The Microsoft fallacy has the following components:
- If a company has a lot of money, this means that they have sufficient resources to do anything.
- If a company has a lot of money, every piece of that company has access to all of it.
- Every large company acts as a single cohesive unit, and has one single goal.
Most people take it for granted that money doesn’t buy happiness. But those who subscribe to the Microsoft fallacy forget that there are many other things that money doesn’t buy. Money doesn’t buy more time. Money doesn’t buy great developers with specific domain knowledge. (Money can assist with recruiting great developers, but it’s not the only factor in that equation.)
Those who forget that money doesn’t buy a lot of things also forget that we might not have access to that money. Don’t get me wrong, we’re not pinching pennies over here, but we don’t have access to an infinite amount of money. If money did buy everything that some people think it does, we might not be able to buy it anyway. I had an allowance when I was a kid. Today, as an adult, I have a budget instead.
The Microsoft fallacy has one component that isn’t exactly fiscally-related, although most of the supporting arguments that I see for it are fiscal ones. That’s the assumption that Microsoft is, well, Borg: there’s one central processing unit that makes all of the decisions, and everything is done to a single end. This is true, in that Microsoft as a publicly-owned corporation is attempting to make money. But this component never assumes that Microsoft is doing the same thing as every other publicly-owned company; instead, it is assumed that we have some big overarching nefarious purpose, usually with either Bill Gates or Steve Ballmer cackling somewhere. This component forgets that we compete with lots of companies, and competition has one great benefit for us as a company: innovation.

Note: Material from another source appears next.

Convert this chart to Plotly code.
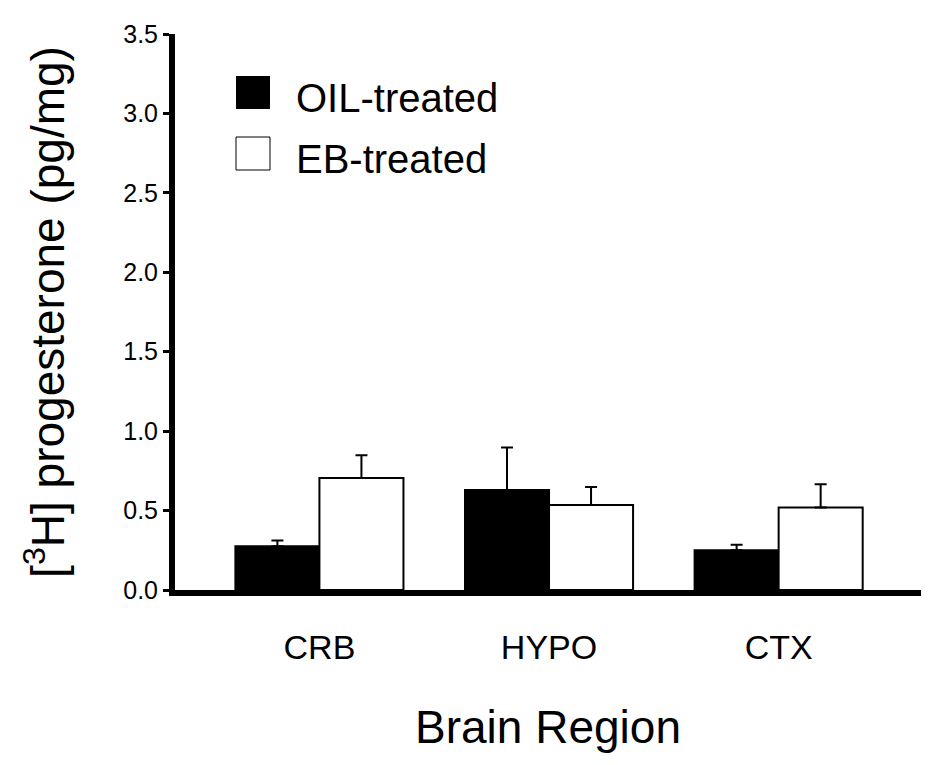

MacBU is a small piece of Microsoft. We’re ~180 people, out of a company of ~70,000. I’m reminded of this every time I meet a new person and they ask where I work, which often leads into a discussion of software that I don’t use and know nothing about. The conspiracy theorists will tell you that MacBU is kept artifically small because Microsoft as an Empire wants you to buy WinOffice. Microsoft has lots of money, so MacBU could be a huge group if it weren’t for the big mean Microsoft man keepin’ us down. This argument forgets that, while MacBU is a nicely profitable business unit, we don’t have as many users or we’re not as profitable as as other parts of the business, so we simply don’t get as many resources as other parts might.
What surprises me about the Microsoft fallacy is that I haven’t observed it being applied to other large technology companies that make a lot of money. Maybe it’s simply that no other large technology company is quite as obviously ubiquituous, even if they are larger.